Blog hopping today over at With a Little Moxie. This week’s prompt is to talk about a phrase that really gets under your skin. Be sure to check out the other entries in the hop – this is not limited to just bloggers who have a Down syndrome connection, it’s open to any disability-related bloggers. (A list of participating bloggers can be found at the bottom of this entry.) I hesitated to post this at all because I think people aren’t going to like it very much, but as someone pointed out, it’s my truth, and I want to share it.
I simply cannot stand the phrase “it could be worse.” It’s like nails on a chalkboard to me.
This is a phrase that I hear a lot in the Down syndrome community. “Well, at first I was sad my kid has Down syndrome but then I realized it could be worse.”
This does nothing to stop a grieving process. For me, it actually made my grieving process worse. I was being told I shouldn’t even be grieving because “it could be worse,” so I was just adding heaping piles of guilt to my grieving. There is nothing wrong with grieving over a Down syndrome diagnosis. Nothing at all. I think my (lengthy) grief process is what put me in such a good place today.
It also strips people of their personal experience. How do we know that a parent isn’t at “the worst”? We don’t know what it took to get that parent to the point where they are upset enough to talk to us about it. Perhaps when someone reaches out in a time of grief, sadness, despair they are already at their worst, even if it doesn’t seem catastrophic. It’s not our job to make that judgment call; it’s our job to listen.

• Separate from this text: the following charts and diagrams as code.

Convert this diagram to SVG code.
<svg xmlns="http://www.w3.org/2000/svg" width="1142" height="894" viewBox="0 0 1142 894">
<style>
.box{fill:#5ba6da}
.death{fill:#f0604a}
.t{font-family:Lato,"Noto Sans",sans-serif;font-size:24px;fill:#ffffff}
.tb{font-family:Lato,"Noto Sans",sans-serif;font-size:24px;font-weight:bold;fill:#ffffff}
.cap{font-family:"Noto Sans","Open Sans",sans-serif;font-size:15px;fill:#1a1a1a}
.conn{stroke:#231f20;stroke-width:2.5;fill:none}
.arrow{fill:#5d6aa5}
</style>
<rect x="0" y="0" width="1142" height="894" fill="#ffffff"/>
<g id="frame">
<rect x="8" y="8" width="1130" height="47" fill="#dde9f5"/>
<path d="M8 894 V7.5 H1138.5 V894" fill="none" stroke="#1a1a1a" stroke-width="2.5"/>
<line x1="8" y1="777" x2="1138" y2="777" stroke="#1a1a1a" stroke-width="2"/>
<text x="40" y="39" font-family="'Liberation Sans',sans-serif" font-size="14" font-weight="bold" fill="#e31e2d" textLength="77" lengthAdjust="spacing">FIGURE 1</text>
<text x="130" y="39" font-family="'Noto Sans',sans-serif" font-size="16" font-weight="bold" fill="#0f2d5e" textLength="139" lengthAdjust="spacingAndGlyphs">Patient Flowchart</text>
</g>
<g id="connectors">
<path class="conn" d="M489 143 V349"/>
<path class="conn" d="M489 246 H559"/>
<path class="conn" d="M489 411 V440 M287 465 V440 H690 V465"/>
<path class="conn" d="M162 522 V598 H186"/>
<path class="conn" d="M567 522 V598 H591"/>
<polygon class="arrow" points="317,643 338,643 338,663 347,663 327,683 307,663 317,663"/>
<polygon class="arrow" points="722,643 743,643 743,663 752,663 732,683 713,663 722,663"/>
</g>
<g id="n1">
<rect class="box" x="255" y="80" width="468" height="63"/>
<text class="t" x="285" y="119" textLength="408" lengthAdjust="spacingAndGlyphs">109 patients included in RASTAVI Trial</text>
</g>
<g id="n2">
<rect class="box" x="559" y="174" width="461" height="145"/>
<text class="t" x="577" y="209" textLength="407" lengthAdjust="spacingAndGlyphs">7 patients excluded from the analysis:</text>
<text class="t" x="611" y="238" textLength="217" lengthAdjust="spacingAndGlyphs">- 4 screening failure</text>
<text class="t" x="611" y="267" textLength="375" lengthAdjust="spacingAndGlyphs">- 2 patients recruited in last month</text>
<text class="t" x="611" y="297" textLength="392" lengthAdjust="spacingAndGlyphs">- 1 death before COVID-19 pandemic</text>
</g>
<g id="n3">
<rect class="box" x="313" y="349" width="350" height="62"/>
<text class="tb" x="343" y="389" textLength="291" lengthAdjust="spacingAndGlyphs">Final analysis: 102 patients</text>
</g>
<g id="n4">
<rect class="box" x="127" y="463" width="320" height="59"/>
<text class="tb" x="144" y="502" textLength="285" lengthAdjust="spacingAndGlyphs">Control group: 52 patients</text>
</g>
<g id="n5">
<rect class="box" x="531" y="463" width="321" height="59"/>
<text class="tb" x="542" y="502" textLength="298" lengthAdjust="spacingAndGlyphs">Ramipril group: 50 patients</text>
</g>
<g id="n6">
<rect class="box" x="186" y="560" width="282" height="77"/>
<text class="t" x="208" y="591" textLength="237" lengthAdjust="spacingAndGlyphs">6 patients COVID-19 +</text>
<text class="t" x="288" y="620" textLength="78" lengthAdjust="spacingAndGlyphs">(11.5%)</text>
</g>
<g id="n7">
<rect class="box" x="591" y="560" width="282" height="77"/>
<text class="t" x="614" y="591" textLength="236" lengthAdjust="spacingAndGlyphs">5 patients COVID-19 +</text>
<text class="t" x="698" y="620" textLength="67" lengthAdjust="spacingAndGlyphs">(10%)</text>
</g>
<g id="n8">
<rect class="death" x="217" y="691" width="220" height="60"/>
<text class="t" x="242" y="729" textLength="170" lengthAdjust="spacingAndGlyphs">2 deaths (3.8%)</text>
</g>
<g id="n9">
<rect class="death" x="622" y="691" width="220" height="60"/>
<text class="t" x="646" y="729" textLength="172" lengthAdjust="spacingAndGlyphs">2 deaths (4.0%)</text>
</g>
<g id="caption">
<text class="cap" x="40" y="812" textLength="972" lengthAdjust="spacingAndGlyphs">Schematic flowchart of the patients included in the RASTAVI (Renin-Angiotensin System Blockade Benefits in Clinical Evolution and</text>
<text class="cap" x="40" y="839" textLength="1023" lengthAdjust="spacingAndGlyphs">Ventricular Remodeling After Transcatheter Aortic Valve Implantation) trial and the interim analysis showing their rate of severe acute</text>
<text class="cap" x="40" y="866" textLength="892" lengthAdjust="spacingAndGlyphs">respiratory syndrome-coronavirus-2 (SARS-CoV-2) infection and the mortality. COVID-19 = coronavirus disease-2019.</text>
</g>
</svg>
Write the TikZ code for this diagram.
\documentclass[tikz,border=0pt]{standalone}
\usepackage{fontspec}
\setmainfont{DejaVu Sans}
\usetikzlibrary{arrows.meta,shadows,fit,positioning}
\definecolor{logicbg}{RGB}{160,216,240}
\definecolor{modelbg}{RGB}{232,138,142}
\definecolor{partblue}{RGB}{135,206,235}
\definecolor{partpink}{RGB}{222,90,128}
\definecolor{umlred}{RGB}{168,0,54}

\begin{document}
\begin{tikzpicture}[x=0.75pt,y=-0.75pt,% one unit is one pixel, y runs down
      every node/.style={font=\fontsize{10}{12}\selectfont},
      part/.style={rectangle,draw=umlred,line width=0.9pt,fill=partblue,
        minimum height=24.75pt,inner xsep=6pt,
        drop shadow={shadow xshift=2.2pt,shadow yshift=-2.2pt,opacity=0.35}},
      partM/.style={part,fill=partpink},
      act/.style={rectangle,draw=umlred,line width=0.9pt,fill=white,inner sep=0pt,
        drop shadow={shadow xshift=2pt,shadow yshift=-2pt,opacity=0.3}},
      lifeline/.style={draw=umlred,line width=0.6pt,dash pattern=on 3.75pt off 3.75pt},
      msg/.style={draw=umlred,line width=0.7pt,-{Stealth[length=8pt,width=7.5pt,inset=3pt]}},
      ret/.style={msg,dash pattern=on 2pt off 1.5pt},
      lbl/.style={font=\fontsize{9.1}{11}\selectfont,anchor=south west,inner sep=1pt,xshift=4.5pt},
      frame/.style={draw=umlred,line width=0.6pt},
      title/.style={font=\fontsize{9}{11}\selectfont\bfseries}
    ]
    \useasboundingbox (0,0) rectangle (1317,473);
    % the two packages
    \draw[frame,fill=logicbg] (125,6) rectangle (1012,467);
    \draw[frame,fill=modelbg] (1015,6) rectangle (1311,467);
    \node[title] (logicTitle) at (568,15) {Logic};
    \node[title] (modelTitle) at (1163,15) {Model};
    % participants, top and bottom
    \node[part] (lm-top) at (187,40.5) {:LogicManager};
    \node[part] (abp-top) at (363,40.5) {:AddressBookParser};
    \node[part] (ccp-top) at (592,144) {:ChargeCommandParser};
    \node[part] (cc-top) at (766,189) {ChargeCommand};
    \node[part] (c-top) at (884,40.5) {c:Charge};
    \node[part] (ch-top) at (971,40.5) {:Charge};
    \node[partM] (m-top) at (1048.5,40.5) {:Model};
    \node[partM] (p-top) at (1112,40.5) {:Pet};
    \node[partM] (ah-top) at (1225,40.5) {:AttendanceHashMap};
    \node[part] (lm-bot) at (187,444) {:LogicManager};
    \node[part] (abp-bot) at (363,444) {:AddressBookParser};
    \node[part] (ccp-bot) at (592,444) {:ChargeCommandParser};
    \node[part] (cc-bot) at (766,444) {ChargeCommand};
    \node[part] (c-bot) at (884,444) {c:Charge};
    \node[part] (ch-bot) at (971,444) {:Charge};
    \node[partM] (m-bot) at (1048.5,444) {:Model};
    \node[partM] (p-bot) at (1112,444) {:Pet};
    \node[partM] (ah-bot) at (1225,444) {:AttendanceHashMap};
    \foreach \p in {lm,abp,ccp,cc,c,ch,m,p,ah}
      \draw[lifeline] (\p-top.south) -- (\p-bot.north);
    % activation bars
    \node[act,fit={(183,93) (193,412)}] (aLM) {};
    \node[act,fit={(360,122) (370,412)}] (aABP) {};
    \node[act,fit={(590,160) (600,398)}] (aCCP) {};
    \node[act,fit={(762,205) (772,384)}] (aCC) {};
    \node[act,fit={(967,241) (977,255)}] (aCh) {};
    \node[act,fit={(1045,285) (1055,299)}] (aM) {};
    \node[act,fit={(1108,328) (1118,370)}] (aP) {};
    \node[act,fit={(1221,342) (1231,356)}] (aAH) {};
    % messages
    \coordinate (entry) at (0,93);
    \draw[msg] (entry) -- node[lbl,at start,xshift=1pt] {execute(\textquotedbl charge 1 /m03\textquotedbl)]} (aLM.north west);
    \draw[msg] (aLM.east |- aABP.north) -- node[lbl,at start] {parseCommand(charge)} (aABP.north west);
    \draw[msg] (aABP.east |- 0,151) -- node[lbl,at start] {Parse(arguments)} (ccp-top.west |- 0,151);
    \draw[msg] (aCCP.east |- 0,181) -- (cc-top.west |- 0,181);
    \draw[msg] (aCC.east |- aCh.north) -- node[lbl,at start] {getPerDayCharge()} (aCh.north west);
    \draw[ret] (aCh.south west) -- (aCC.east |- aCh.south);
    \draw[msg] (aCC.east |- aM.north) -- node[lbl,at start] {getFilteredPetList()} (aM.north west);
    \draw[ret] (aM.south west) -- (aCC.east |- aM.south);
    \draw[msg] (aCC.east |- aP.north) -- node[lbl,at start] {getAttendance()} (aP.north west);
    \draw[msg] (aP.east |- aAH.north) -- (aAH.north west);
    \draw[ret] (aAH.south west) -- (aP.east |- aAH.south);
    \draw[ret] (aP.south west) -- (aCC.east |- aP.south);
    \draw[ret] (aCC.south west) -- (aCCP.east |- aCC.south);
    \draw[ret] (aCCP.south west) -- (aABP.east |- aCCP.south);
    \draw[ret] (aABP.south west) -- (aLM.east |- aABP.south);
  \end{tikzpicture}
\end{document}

I often wonder about the family who has it “worse.” How it might feel to look at your child and know, deep in your momma heart, that people are using your child and your family to make themselves feel better. How it might feel to suffer the loss of a child and know – on top of all that pain and sorrow – that people are thinking of you when they tell someone “it could be worse.”
And then I realized that there are people out there using my child as their “worse” scenario. “Wow, I thought it was scary my son was in that accident…but it could be worse. He could have a cognitive disability!” or “They found a heart defect on the ultrasound that scared me, but it could be worse – my kid could have had Down syndrome, too!”
Feels awful, right?
This kind of thinking – in my opinion – can be damaging. It also sets up a disability hierarchy that is completely pointless and perpetuates society’s negative perception of disability. (this article explains that concept so much better than I can)
What would I like to hear instead? Simply this: “I hear your pain and sadness. I am here to listen and support you.”
I know I’m shooting the moon here in asking people to consider their use of this phrase. Thanks for listening to me vent, and I hope this provides some food for thought.